Evaluating the impact of land uses on stream integrity using machine learning algorithms

Sci Total Environ. 2019 Dec 15:696:133858. doi: 10.1016/j.scitotenv.2019.133858. Epub 2019 Aug 9.

Abstract

A general pattern of declining aquatic ecological integrity with increasing urban land use has been well established for a number of watersheds worldwide. A more nuanced characterization of the influence of different urban land uses and the determination of cumulative thresholds will further inform watershed planning and management. To this end, we investigated the utility of two machine learning algorithms (Random Forests (RF) and Boosted Regression Trees (BRT)) to model stream impairment through multimetric macroinvertebrate index known as High Gradient Macroinvertebrate Index (HGMI) in an urbanizing watershed located in north-central New Jersey, United States. These machine learning algorithms were able to explain at least 50% of the variability of stream integrity based on watershed land use/land cover. While comparable in results, RF was found to be easier to train and was somewhat more robust to model overfitting compared to BRT. Our results document the influence of increasing high-medium density (> 30% Impervious Surface cover (ISC)), low density (15-30% ISC) urban and transitional/barren land had in negatively affecting stream biological integrity. The thresholds generated by partial plots suggest that the stream integrity decreased abruptly when the percentage of high-medium and low density urban, and transitional/barren land went above 10%, 8%, and 2% of the watershed, respectively. Additionally, when rural residential surpassed 30% threshold, it behaved similar to low density urban towards stream integrity.
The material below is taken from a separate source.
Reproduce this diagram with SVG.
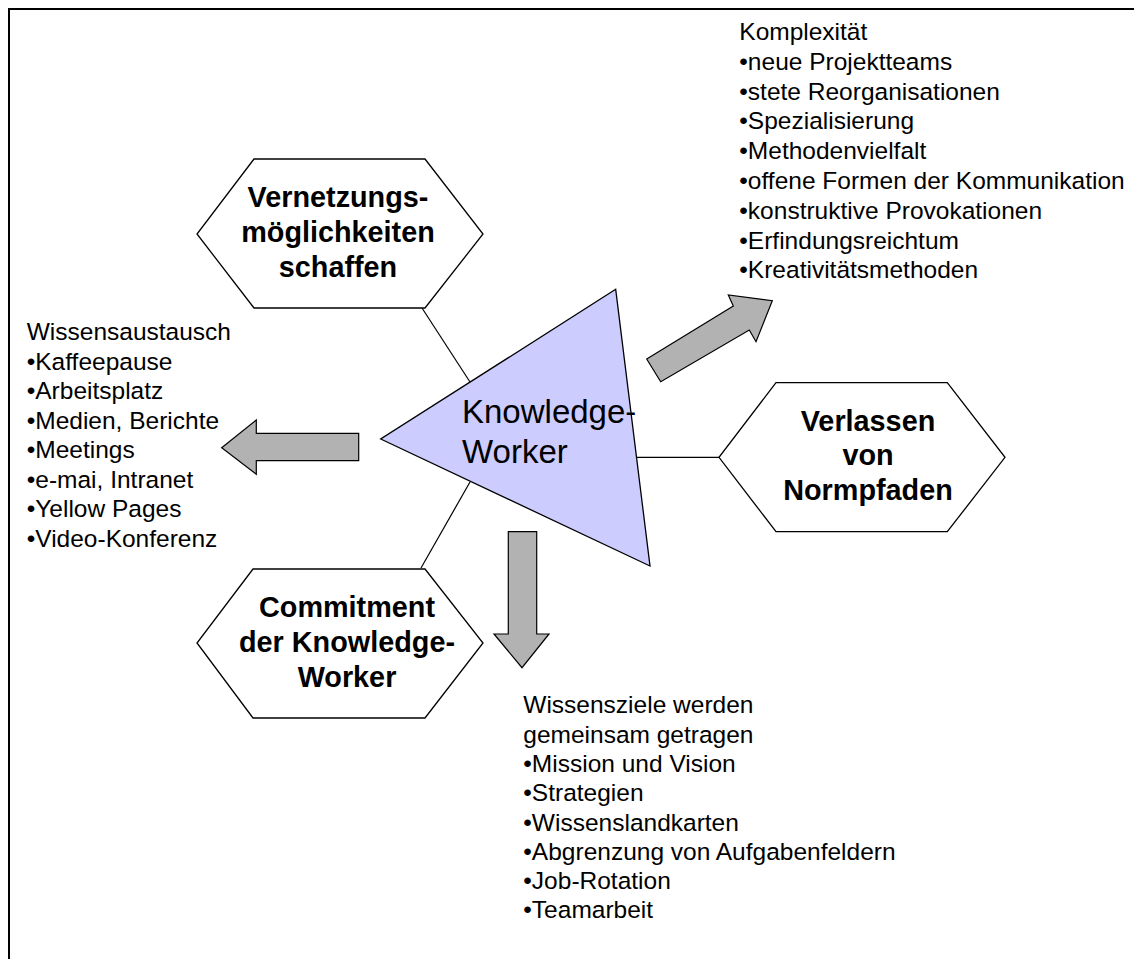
<svg xmlns="http://www.w3.org/2000/svg" width="1134" height="959" viewBox="0 0 1134 959">
<style>
.hex{fill:#fff;stroke:#000;stroke-width:1.3}
.arr{fill:#b2b2b2;stroke:#000;stroke-width:1.2}
.ln{stroke:#000;stroke-width:1.2;fill:none}
.ht{font-family:"Liberation Sans",Arial,sans-serif;font-weight:bold;font-size:28.8px;text-anchor:middle;fill:#000}
.lt{font-family:"Liberation Sans",Arial,sans-serif;font-size:24.5px;fill:#000}
.kt{font-family:"Liberation Sans",Arial,sans-serif;font-size:33px;fill:#000}
</style>
<rect width="1134" height="959" fill="#fff"/>
<path d="M9,959 V9 H1134" fill="none" stroke="#000" stroke-width="2"/>
<g id="connectors">
<line class="ln" x1="422" y1="308" x2="470" y2="382"/>
<line class="ln" x1="470" y1="482" x2="421" y2="568"/>
<line class="ln" x1="631" y1="457.3" x2="719" y2="457.3"/>
<polygon class="arr" points="221.7,447.7 256.3,420 256.3,433.3 358.7,433.3 358.7,460.7 256.3,460.7 256.3,474.3"/>
<polygon class="arr" points="508.3,531.7 536.7,531.7 536.7,634 549,634 522,667.7 494,634 508.3,634"/>
<polygon class="arr" points="646.7,359 733.3,306 728.3,295 772.3,300.7 756,341.7 749.3,330 660.7,381.7"/>
</g>
<g id="knowledge-worker">
<polygon points="615.7,289.3 380.7,439 650,566" fill="#ccccff" stroke="#000" stroke-width="1.3"/>
<text class="kt" x="462" y="423">Knowledge-</text>
<text class="kt" x="462" y="463">Worker</text>
</g>
<g id="vernetzung">
<polygon class="hex" points="254,159 425,159 483,234 425,308 254,308 197,234"/>
<text class="ht" x="338" y="207">Vernetzungs-</text>
<text class="ht" x="338" y="242">möglichkeiten</text>
<text class="ht" x="338" y="277">schaffen</text>
</g>
<g id="verlassen">
<polygon class="hex" points="776,382.7 947.3,382.7 1005,457.3 947.3,531.7 776,531.7 719,457.3"/>
<text class="ht" x="868" y="430.7">Verlassen</text>
<text class="ht" x="868" y="465">von</text>
<text class="ht" x="868" y="500">Normpfaden</text>
</g>
<g id="commitment">
<polygon class="hex" points="253,569 425,569 483,643 425,718 253,718 197,643"/>
<text class="ht" x="347" y="616.7">Commitment</text>
<text class="ht" x="347" y="651.7">der Knowledge-</text>
<text class="ht" x="347" y="686.7">Worker</text>
</g>
<g id="wissensaustausch">
<text class="lt" x="26.7" y="340">Wissensaustausch</text>
<text class="lt" x="26.7" y="369.5">•Kaffeepause</text>
<text class="lt" x="26.7" y="399">•Arbeitsplatz</text>
<text class="lt" x="26.7" y="428.5">•Medien, Berichte</text>
<text class="lt" x="26.7" y="458">•Meetings</text>
<text class="lt" x="26.7" y="487.5">•e-mai, Intranet</text>
<text class="lt" x="26.7" y="517">•Yellow Pages</text>
<text class="lt" x="26.7" y="546.5">•Video-Konferenz</text>
</g>
<g id="komplexitaet">
<text class="lt" x="739.3" y="40">Komplexität</text>
<text class="lt" x="739.3" y="69.8">•neue Projektteams</text>
<text class="lt" x="739.3" y="99.6">•stete Reorganisationen</text>
<text class="lt" x="739.3" y="129.4">•Spezialisierung</text>
<text class="lt" x="739.3" y="159.2">•Methodenvielfalt</text>
<text class="lt" x="739.3" y="189">•offene Formen der Kommunikation</text>
<text class="lt" x="739.3" y="218.8">•konstruktive Provokationen</text>
<text class="lt" x="739.3" y="248.6">•Erfindungsreichtum</text>
<text class="lt" x="739.3" y="278.4">•Kreativitätsmethoden</text>
</g>
<g id="wissensziele">
<text class="lt" x="523.3" y="713.3">Wissensziele werden</text>
<text class="lt" x="523.3" y="742.6">gemeinsam getragen</text>
<text class="lt" x="523.3" y="771.9">•Mission und Vision</text>
<text class="lt" x="523.3" y="801.2">•Strategien</text>
<text class="lt" x="523.3" y="830.5">•Wissenslandkarten</text>
<text class="lt" x="523.3" y="859.8">•Abgrenzung von Aufgabenfeldern</text>
<text class="lt" x="523.3" y="889.1">•Job-Rotation</text>
<text class="lt" x="523.3" y="918.4">•Teamarbeit</text>
</g>
</svg>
Identification of such cumulative thresholds can help watershed managers and policymakers to craft land use zoning regulations and design restoration programs that are grounded by objective scientific criteria.

Keywords: Boosted regression trees; Eco-hydrology; Machine learning algorithms; Macroinvertebrate index; Partial dependence plot; Random forests; Relative influence; Spearman correlation matrix; Stream integrity.